__What to do__:
Write out the entire listing below exactly, with the pictures left out.

-------- Collected data

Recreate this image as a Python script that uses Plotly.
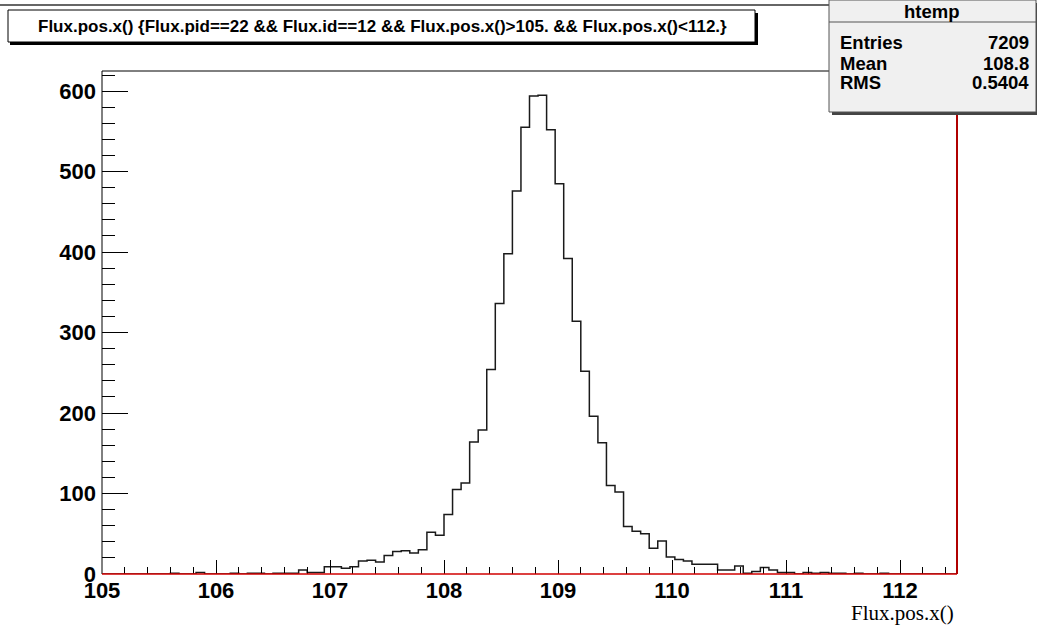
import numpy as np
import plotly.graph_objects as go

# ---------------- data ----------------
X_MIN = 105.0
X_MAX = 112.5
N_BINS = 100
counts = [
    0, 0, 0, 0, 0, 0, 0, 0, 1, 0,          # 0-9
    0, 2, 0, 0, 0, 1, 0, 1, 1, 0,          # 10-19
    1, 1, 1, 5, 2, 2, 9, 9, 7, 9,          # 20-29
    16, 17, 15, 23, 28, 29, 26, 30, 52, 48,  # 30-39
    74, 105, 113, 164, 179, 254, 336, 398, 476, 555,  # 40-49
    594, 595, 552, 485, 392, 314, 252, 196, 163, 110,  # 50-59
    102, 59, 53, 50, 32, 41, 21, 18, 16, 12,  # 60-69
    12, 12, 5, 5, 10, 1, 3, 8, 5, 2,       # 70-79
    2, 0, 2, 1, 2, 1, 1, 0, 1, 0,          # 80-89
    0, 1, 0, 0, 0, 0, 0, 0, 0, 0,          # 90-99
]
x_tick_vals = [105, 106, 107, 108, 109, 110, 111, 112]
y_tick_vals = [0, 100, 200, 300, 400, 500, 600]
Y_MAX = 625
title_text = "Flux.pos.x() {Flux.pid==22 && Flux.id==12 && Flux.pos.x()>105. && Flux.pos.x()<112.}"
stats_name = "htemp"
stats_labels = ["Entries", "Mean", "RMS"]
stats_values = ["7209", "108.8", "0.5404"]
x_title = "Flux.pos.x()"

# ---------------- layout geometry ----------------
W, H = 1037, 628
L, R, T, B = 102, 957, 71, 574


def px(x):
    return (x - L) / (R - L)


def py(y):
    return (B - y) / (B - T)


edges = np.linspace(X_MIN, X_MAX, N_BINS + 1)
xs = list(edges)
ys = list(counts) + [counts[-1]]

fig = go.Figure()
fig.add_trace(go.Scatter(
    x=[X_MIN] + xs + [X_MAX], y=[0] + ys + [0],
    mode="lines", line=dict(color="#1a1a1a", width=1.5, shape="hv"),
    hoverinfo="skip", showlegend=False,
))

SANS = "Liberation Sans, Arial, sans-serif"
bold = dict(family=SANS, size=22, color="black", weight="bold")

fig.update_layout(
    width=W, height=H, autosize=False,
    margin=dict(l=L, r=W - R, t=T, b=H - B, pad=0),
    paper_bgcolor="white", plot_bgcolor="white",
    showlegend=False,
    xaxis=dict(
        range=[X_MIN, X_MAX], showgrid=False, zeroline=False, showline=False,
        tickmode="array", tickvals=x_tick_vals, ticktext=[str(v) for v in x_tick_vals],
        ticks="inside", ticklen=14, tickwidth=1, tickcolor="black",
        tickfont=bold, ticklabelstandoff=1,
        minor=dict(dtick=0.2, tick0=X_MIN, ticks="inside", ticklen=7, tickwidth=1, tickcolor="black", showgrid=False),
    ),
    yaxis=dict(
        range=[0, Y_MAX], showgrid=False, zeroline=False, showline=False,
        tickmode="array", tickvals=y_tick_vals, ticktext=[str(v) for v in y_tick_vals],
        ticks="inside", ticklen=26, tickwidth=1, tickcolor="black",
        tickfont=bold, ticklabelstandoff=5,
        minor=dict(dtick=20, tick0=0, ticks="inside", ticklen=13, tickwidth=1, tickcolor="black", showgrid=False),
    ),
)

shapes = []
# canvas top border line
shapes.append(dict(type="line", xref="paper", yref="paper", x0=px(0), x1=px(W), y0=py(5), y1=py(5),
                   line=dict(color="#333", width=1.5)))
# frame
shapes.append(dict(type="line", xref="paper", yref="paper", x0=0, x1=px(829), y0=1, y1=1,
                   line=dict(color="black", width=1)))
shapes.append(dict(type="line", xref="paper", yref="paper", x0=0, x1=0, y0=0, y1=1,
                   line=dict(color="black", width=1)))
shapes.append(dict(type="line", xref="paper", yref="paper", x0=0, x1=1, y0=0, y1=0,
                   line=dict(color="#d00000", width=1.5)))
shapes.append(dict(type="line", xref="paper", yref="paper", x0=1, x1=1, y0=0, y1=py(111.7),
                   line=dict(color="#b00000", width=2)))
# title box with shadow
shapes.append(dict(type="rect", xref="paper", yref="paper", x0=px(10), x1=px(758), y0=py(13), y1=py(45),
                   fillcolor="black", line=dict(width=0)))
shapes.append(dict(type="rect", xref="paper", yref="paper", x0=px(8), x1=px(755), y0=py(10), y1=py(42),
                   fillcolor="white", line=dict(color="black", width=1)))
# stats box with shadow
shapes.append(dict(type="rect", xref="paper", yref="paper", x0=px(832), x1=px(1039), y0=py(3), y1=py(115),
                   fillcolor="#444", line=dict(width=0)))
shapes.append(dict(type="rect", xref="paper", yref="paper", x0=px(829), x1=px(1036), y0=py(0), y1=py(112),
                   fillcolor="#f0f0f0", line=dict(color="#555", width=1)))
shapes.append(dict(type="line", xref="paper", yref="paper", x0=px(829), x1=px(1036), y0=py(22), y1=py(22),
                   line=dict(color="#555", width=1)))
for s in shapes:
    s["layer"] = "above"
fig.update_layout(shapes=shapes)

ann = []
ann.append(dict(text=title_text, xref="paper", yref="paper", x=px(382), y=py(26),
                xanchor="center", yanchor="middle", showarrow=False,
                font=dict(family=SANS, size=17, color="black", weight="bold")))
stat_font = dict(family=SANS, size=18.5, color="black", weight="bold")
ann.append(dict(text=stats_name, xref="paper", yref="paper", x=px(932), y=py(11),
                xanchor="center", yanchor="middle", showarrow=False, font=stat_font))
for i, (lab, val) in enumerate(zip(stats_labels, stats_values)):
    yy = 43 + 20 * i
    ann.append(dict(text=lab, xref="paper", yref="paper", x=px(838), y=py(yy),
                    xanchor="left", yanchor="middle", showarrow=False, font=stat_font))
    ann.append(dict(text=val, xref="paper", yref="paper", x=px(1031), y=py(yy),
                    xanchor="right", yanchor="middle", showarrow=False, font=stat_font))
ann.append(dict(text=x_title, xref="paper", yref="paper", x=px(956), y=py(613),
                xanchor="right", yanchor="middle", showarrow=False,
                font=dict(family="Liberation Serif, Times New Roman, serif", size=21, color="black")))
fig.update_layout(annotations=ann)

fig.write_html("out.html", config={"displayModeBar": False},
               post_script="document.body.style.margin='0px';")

----------------

__Solution for this exercise__:
Recreate this image as a Python script that uses Plotly.
import numpy as np
import plotly.graph_objects as go

# ---------------- data ----------------
X_MIN = 105.0
X_MAX = 112.5
N_BINS = 100
counts = [
    0, 0, 0, 0, 0, 0, 0, 0, 1, 0,          # 0-9
    0, 2, 0, 0, 0, 1, 0, 1, 1, 0,          # 10-19
    1, 1, 1, 5, 2, 2, 9, 9, 7, 9,          # 20-29
    16, 17, 15, 23, 28, 29, 26, 30, 52, 48,  # 30-39
    74, 105, 113, 164, 179, 254, 336, 398, 476, 555,  # 40-49
    594, 595, 552, 485, 392, 314, 252, 196, 163, 110,  # 50-59
    102, 59, 53, 50, 32, 41, 21, 18, 16, 12,  # 60-69
    12, 12, 5, 5, 10, 1, 3, 8, 5, 2,       # 70-79
    2, 0, 2, 1, 2, 1, 1, 0, 1, 0,          # 80-89
    0, 1, 0, 0, 0, 0, 0, 0, 0, 0,          # 90-99
]
x_tick_vals = [105, 106, 107, 108, 109, 110, 111, 112]
y_tick_vals = [0, 100, 200, 300, 400, 500, 600]
Y_MAX = 625
title_text = "Flux.pos.x() {Flux.pid==22 && Flux.id==12 && Flux.pos.x()>105. && Flux.pos.x()<112.}"
stats_name = "htemp"
stats_labels = ["Entries", "Mean", "RMS"]
stats_values = ["7209", "108.8", "0.5404"]
x_title = "Flux.pos.x()"

# ---------------- layout geometry ----------------
W, H = 1037, 628
L, R, T, B = 102, 957, 71, 574


def px(x):
    return (x - L) / (R - L)


def py(y):
    return (B - y) / (B - T)


edges = np.linspace(X_MIN, X_MAX, N_BINS + 1)
xs = list(edges)
ys = list(counts) + [counts[-1]]

fig = go.Figure()
fig.add_trace(go.Scatter(
    x=[X_MIN] + xs + [X_MAX], y=[0] + ys + [0],
    mode="lines", line=dict(color="#1a1a1a", width=1.5, shape="hv"),
    hoverinfo="skip", showlegend=False,
))

SANS = "Liberation Sans, Arial, sans-serif"
bold = dict(family=SANS, size=22, color="black", weight="bold")

fig.update_layout(
    width=W, height=H, autosize=False,
    margin=dict(l=L, r=W - R, t=T, b=H - B, pad=0),
    paper_bgcolor="white", plot_bgcolor="white",
    showlegend=False,
    xaxis=dict(
        range=[X_MIN, X_MAX], showgrid=False, zeroline=False, showline=False,
        tickmode="array", tickvals=x_tick_vals, ticktext=[str(v) for v in x_tick_vals],
        ticks="inside", ticklen=14, tickwidth=1, tickcolor="black",
        tickfont=bold, ticklabelstandoff=1,
        minor=dict(dtick=0.2, tick0=X_MIN, ticks="inside", ticklen=7, tickwidth=1, tickcolor="black", showgrid=False),
    ),
    yaxis=dict(
        range=[0, Y_MAX], showgrid=False, zeroline=False, showline=False,
        tickmode="array", tickvals=y_tick_vals, ticktext=[str(v) for v in y_tick_vals],
        ticks="inside", ticklen=26, tickwidth=1, tickcolor="black",
        tickfont=bold, ticklabelstandoff=5,
        minor=dict(dtick=20, tick0=0, ticks="inside", ticklen=13, tickwidth=1, tickcolor="black", showgrid=False),
    ),
)

shapes = []
# canvas top border line
shapes.append(dict(type="line", xref="paper", yref="paper", x0=px(0), x1=px(W), y0=py(5), y1=py(5),
                   line=dict(color="#333", width=1.5)))
# frame
shapes.append(dict(type="line", xref="paper", yref="paper", x0=0, x1=px(829), y0=1, y1=1,
                   line=dict(color="black", width=1)))
shapes.append(dict(type="line", xref="paper", yref="paper", x0=0, x1=0, y0=0, y1=1,
                   line=dict(color="black", width=1)))
shapes.append(dict(type="line", xref="paper", yref="paper", x0=0, x1=1, y0=0, y1=0,
                   line=dict(color="#d00000", width=1.5)))
shapes.append(dict(type="line", xref="paper", yref="paper", x0=1, x1=1, y0=0, y1=py(111.7),
                   line=dict(color="#b00000", width=2)))
# title box with shadow
shapes.append(dict(type="rect", xref="paper", yref="paper", x0=px(10), x1=px(758), y0=py(13), y1=py(45),
                   fillcolor="black", line=dict(width=0)))
shapes.append(dict(type="rect", xref="paper", yref="paper", x0=px(8), x1=px(755), y0=py(10), y1=py(42),
                   fillcolor="white", line=dict(color="black", width=1)))
# stats box with shadow
shapes.append(dict(type="rect", xref="paper", yref="paper", x0=px(832), x1=px(1039), y0=py(3), y1=py(115),
                   fillcolor="#444", line=dict(width=0)))
shapes.append(dict(type="rect", xref="paper", yref="paper", x0=px(829), x1=px(1036), y0=py(0), y1=py(112),
                   fillcolor="#f0f0f0", line=dict(color="#555", width=1)))
shapes.append(dict(type="line", xref="paper", yref="paper", x0=px(829), x1=px(1036), y0=py(22), y1=py(22),
                   line=dict(color="#555", width=1)))
for s in shapes:
    s["layer"] = "above"
fig.update_layout(shapes=shapes)

ann = []
ann.append(dict(text=title_text, xref="paper", yref="paper", x=px(382), y=py(26),
                xanchor="center", yanchor="middle", showarrow=False,
                font=dict(family=SANS, size=17, color="black", weight="bold")))
stat_font = dict(family=SANS, size=18.5, color="black", weight="bold")
ann.append(dict(text=stats_name, xref="paper", yref="paper", x=px(932), y=py(11),
                xanchor="center", yanchor="middle", showarrow=False, font=stat_font))
for i, (lab, val) in enumerate(zip(stats_labels, stats_values)):
    yy = 43 + 20 * i
    ann.append(dict(text=lab, xref="paper", yref="paper", x=px(838), y=py(yy),
                    xanchor="left", yanchor="middle", showarrow=False, font=stat_font))
    ann.append(dict(text=val, xref="paper", yref="paper", x=px(1031), y=py(yy),
                    xanchor="right", yanchor="middle", showarrow=False, font=stat_font))
ann.append(dict(text=x_title, xref="paper", yref="paper", x=px(956), y=py(613),
                xanchor="right", yanchor="middle", showarrow=False,
                font=dict(family="Liberation Serif, Times New Roman, serif", size=21, color="black")))
fig.update_layout(annotations=ann)

fig.write_html("out.html", config={"displayModeBar": False},
               post_script="document.body.style.margin='0px';")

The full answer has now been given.